What is expected> Repeat the listing exactly as given, omitting every image.

· · · · ·

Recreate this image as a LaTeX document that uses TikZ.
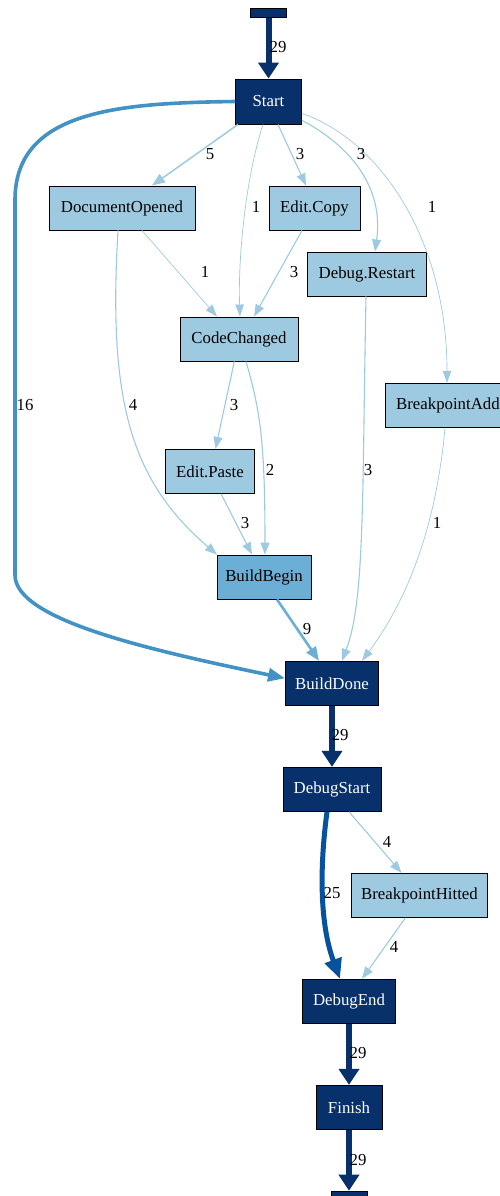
\documentclass[tikz,border=0pt]{standalone}
\usepackage{fontspec}
\setmainfont{Liberation Serif}
\usetikzlibrary{arrows.meta}
\definecolor{navy}{HTML}{08306B}
\definecolor{lb}{HTML}{9ECAE1}
\definecolor{mb}{HTML}{6BAED6}
\definecolor{bsix}{HTML}{4292C6}
\definecolor{btf}{HTML}{08519C}
\tikzset{
  nd/.style={draw=black, line width=0.9pt, minimum height=44pt, inner sep=0pt, font=\fontsize{16.8}{19}\selectfont},
  light/.style={nd, fill=lb, text=black},
  mid/.style={nd, fill=mb, text=black},
  dark/.style={nd, fill=navy, text=white},
  bar/.style={draw=black, line width=0.6pt, fill=navy, minimum width=36pt, minimum height=9pt, inner sep=0pt},
  lbl/.style={font=\fontsize{16.8}{19}\selectfont, text=black, inner sep=0pt},
  eone/.style={draw=lb, line width=0.7pt, -{Triangle[length=12pt,width=8.5pt]}},
  ethree/.style={draw=lb, line width=1.1pt, -{Triangle[length=12pt,width=9pt]}},
  efive/.style={draw=lb, line width=1.5pt, -{Triangle[length=13pt,width=10pt]}},
  enine/.style={draw=mb, line width=2.6pt, -{Triangle[length=14pt,width=11pt]}},
  esixteen/.style={draw=bsix, line width=3.6pt, -{Triangle[length=17pt,width=13pt]}},
  etf/.style={draw=btf, line width=5pt, -{Triangle[length=20pt,width=17pt]}},
  etn/.style={draw=navy, line width=6pt, -{Triangle[length=16pt,width=20pt]}},
}
\begin{document}
\begin{tikzpicture}[x=1pt,y=-1pt]
\useasboundingbox (0,0) rectangle (500,1196);
\clip (0,0) rectangle (500,1196);
% nodes
\node[bar] (top) at (268.5,13) {};
\node[dark, minimum width=66pt, minimum height=45pt] (start) at (268.5,101.5) {Start};
\node[light, minimum width=146pt] (docop) at (122,208) {DocumentOpened};
\node[light, minimum width=91pt] (copy) at (314.5,208) {Edit.Copy};
\node[light, minimum width=119pt] (restart) at (367,274) {Debug.Restart};
\node[light, minimum width=118pt] (cc) at (239,339) {CodeChanged};
\node[light, anchor=west, text width=120pt, inner xsep=10.4pt, align=left] (bpadd) at (385.3,405.3) {BreakpointAdd};
\node[light, minimum width=89pt] (paste) at (210,471.3) {Edit.Paste};
\node[mid, minimum width=94pt] (bb) at (264,577) {BuildBegin};
\node[dark, minimum width=93pt] (bd) at (332,683.3) {BuildDone};
\node[dark, minimum width=98pt] (ds) at (332,789.3) {DebugStart};
\node[light, minimum width=136pt] (bh) at (419.5,895.3) {BreakpointHitted};
\node[dark, minimum width=93pt] (de) at (349,1001.3) {DebugEnd};
\node[dark, minimum width=66pt] (fin) at (349,1107.3) {Finish};
\node[bar] (endbar) at (349,1195.5) {};
% edges
\draw[etn] (top.south) -- (start.north);
\draw[efive] ([xshift=-30.5pt]start.south) -- ([xshift=30pt]docop.north);
\draw[eone] ([xshift=-5.5pt]start.south) .. controls (245,180) and (238,260) .. ([xshift=1pt]cc.north);
\draw[ethree] ([xshift=9.5pt]start.south) -- ([xshift=-8.5pt]copy.north);
\draw[ethree] ([yshift=4pt]start.south east) .. controls (340,140) and (385,180) .. ([xshift=8pt]restart.north);
\draw[eone] ([yshift=11pt]start.south east) .. controls (380,140) and (447,240) .. ([xshift=61.7pt]bpadd.north west);
\draw[esixteen] (start.west) .. controls (120,103) and (15,110) .. (15,200) -- (15,575) .. controls (15,620) and (150,650) .. ([yshift=5pt]bd.west);
\draw[eone] ([xshift=20pt]docop.south) -- ([xshift=-22pt]cc.north);
\draw[ethree] ([xshift=-4pt]docop.south) .. controls (108,400) and (130,480) .. ([xshift=-47pt]bb.north);
\draw[ethree] ([xshift=-12.5pt]copy.south) -- ([xshift=15pt]cc.north);
\draw[ethree] ([xshift=-1pt]restart.south) .. controls (362,500) and (365,600) .. ([xshift=10pt]bd.north);
\draw[eone] ([xshift=59.7pt]bpadd.south west) .. controls (435,540) and (400,610) .. ([xshift=30pt]bd.north);
\draw[ethree] ([xshift=-4.7pt]cc.south) -- ([xshift=5.5pt]paste.north);
\draw[ethree] ([xshift=7pt]cc.south) .. controls (260,410) and (265,440) .. ([xshift=1pt]bb.north);
\draw[ethree] ([xshift=11pt]paste.south) -- ([xshift=-12pt]bb.north);
\draw[enine] ([xshift=13pt]bb.south) -- ([xshift=-13pt]bd.north);
\draw[etn] (bd.south) -- (ds.north);
\draw[etf] ([xshift=-5pt]ds.south) .. controls (318,880) and (322,930) .. ([xshift=-9pt]de.north);
\draw[ethree] ([xshift=17pt]ds.south) -- ([xshift=-18pt]bh.north);
\draw[ethree] ([xshift=-14pt]bh.south) -- ([xshift=13pt]de.north);
\draw[etn] (de.south) -- (fin.north);
\draw[etn] (fin.south) -- (endbar.north);
% labels
\node[lbl] (l1) at (278,47) {29};
\node[lbl] (l2) at (210,154) {5};
\node[lbl] (l3) at (256,207) {1};
\node[lbl] (l4) at (300,154) {3};
\node[lbl] (l5) at (361,154) {3};
\node[lbl] (l6) at (432,207) {1};
\node[lbl] (l7) at (25,405) {16};
\node[lbl] (l8) at (205,272) {1};
\node[lbl] (l9) at (294,272) {3};
\node[lbl] (l10) at (133,405) {4};
\node[lbl] (l11) at (234,405) {3};
\node[lbl] (l12) at (270,470) {2};
\node[lbl] (l13) at (368,470) {3};
\node[lbl] (l14) at (437,523) {1};
\node[lbl] (l15) at (245,523) {3};
\node[lbl] (l16) at (307,629) {9};
\node[lbl] (l17) at (340,735) {29};
\node[lbl] (l18) at (387,842) {4};
\node[lbl] (l19) at (332,893) {25};
\node[lbl] (l20) at (394,947) {4};
\node[lbl] (l21) at (358,1053) {29};
\node[lbl] (l22) at (358,1160) {29};
\end{tikzpicture}
\end{document}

· · · · ·

Exercise answer>
Recreate this image as a LaTeX document that uses TikZ.
\documentclass[tikz,border=0pt]{standalone}
\usepackage{fontspec}
\setmainfont{Liberation Serif}
\usetikzlibrary{arrows.meta}
\definecolor{navy}{HTML}{08306B}
\definecolor{lb}{HTML}{9ECAE1}
\definecolor{mb}{HTML}{6BAED6}
\definecolor{bsix}{HTML}{4292C6}
\definecolor{btf}{HTML}{08519C}
\tikzset{
  nd/.style={draw=black, line width=0.9pt, minimum height=44pt, inner sep=0pt, font=\fontsize{16.8}{19}\selectfont},
  light/.style={nd, fill=lb, text=black},
  mid/.style={nd, fill=mb, text=black},
  dark/.style={nd, fill=navy, text=white},
  bar/.style={draw=black, line width=0.6pt, fill=navy, minimum width=36pt, minimum height=9pt, inner sep=0pt},
  lbl/.style={font=\fontsize{16.8}{19}\selectfont, text=black, inner sep=0pt},
  eone/.style={draw=lb, line width=0.7pt, -{Triangle[length=12pt,width=8.5pt]}},
  ethree/.style={draw=lb, line width=1.1pt, -{Triangle[length=12pt,width=9pt]}},
  efive/.style={draw=lb, line width=1.5pt, -{Triangle[length=13pt,width=10pt]}},
  enine/.style={draw=mb, line width=2.6pt, -{Triangle[length=14pt,width=11pt]}},
  esixteen/.style={draw=bsix, line width=3.6pt, -{Triangle[length=17pt,width=13pt]}},
  etf/.style={draw=btf, line width=5pt, -{Triangle[length=20pt,width=17pt]}},
  etn/.style={draw=navy, line width=6pt, -{Triangle[length=16pt,width=20pt]}},
}
\begin{document}
\begin{tikzpicture}[x=1pt,y=-1pt]
\useasboundingbox (0,0) rectangle (500,1196);
\clip (0,0) rectangle (500,1196);
% nodes
\node[bar] (top) at (268.5,13) {};
\node[dark, minimum width=66pt, minimum height=45pt] (start) at (268.5,101.5) {Start};
\node[light, minimum width=146pt] (docop) at (122,208) {DocumentOpened};
\node[light, minimum width=91pt] (copy) at (314.5,208) {Edit.Copy};
\node[light, minimum width=119pt] (restart) at (367,274) {Debug.Restart};
\node[light, minimum width=118pt] (cc) at (239,339) {CodeChanged};
\node[light, anchor=west, text width=120pt, inner xsep=10.4pt, align=left] (bpadd) at (385.3,405.3) {BreakpointAdd};
\node[light, minimum width=89pt] (paste) at (210,471.3) {Edit.Paste};
\node[mid, minimum width=94pt] (bb) at (264,577) {BuildBegin};
\node[dark, minimum width=93pt] (bd) at (332,683.3) {BuildDone};
\node[dark, minimum width=98pt] (ds) at (332,789.3) {DebugStart};
\node[light, minimum width=136pt] (bh) at (419.5,895.3) {BreakpointHitted};
\node[dark, minimum width=93pt] (de) at (349,1001.3) {DebugEnd};
\node[dark, minimum width=66pt] (fin) at (349,1107.3) {Finish};
\node[bar] (endbar) at (349,1195.5) {};
% edges
\draw[etn] (top.south) -- (start.north);
\draw[efive] ([xshift=-30.5pt]start.south) -- ([xshift=30pt]docop.north);
\draw[eone] ([xshift=-5.5pt]start.south) .. controls (245,180) and (238,260) .. ([xshift=1pt]cc.north);
\draw[ethree] ([xshift=9.5pt]start.south) -- ([xshift=-8.5pt]copy.north);
\draw[ethree] ([yshift=4pt]start.south east) .. controls (340,140) and (385,180) .. ([xshift=8pt]restart.north);
\draw[eone] ([yshift=11pt]start.south east) .. controls (380,140) and (447,240) .. ([xshift=61.7pt]bpadd.north west);
\draw[esixteen] (start.west) .. controls (120,103) and (15,110) .. (15,200) -- (15,575) .. controls (15,620) and (150,650) .. ([yshift=5pt]bd.west);
\draw[eone] ([xshift=20pt]docop.south) -- ([xshift=-22pt]cc.north);
\draw[ethree] ([xshift=-4pt]docop.south) .. controls (108,400) and (130,480) .. ([xshift=-47pt]bb.north);
\draw[ethree] ([xshift=-12.5pt]copy.south) -- ([xshift=15pt]cc.north);
\draw[ethree] ([xshift=-1pt]restart.south) .. controls (362,500) and (365,600) .. ([xshift=10pt]bd.north);
\draw[eone] ([xshift=59.7pt]bpadd.south west) .. controls (435,540) and (400,610) .. ([xshift=30pt]bd.north);
\draw[ethree] ([xshift=-4.7pt]cc.south) -- ([xshift=5.5pt]paste.north);
\draw[ethree] ([xshift=7pt]cc.south) .. controls (260,410) and (265,440) .. ([xshift=1pt]bb.north);
\draw[ethree] ([xshift=11pt]paste.south) -- ([xshift=-12pt]bb.north);
\draw[enine] ([xshift=13pt]bb.south) -- ([xshift=-13pt]bd.north);
\draw[etn] (bd.south) -- (ds.north);
\draw[etf] ([xshift=-5pt]ds.south) .. controls (318,880) and (322,930) .. ([xshift=-9pt]de.north);
\draw[ethree] ([xshift=17pt]ds.south) -- ([xshift=-18pt]bh.north);
\draw[ethree] ([xshift=-14pt]bh.south) -- ([xshift=13pt]de.north);
\draw[etn] (de.south) -- (fin.north);
\draw[etn] (fin.south) -- (endbar.north);
% labels
\node[lbl] (l1) at (278,47) {29};
\node[lbl] (l2) at (210,154) {5};
\node[lbl] (l3) at (256,207) {1};
\node[lbl] (l4) at (300,154) {3};
\node[lbl] (l5) at (361,154) {3};
\node[lbl] (l6) at (432,207) {1};
\node[lbl] (l7) at (25,405) {16};
\node[lbl] (l8) at (205,272) {1};
\node[lbl] (l9) at (294,272) {3};
\node[lbl] (l10) at (133,405) {4};
\node[lbl] (l11) at (234,405) {3};
\node[lbl] (l12) at (270,470) {2};
\node[lbl] (l13) at (368,470) {3};
\node[lbl] (l14) at (437,523) {1};
\node[lbl] (l15) at (245,523) {3};
\node[lbl] (l16) at (307,629) {9};
\node[lbl] (l17) at (340,735) {29};
\node[lbl] (l18) at (387,842) {4};
\node[lbl] (l19) at (332,893) {25};
\node[lbl] (l20) at (394,947) {4};
\node[lbl] (l21) at (358,1053) {29};
\node[lbl] (l22) at (358,1160) {29};
\end{tikzpicture}
\end{document}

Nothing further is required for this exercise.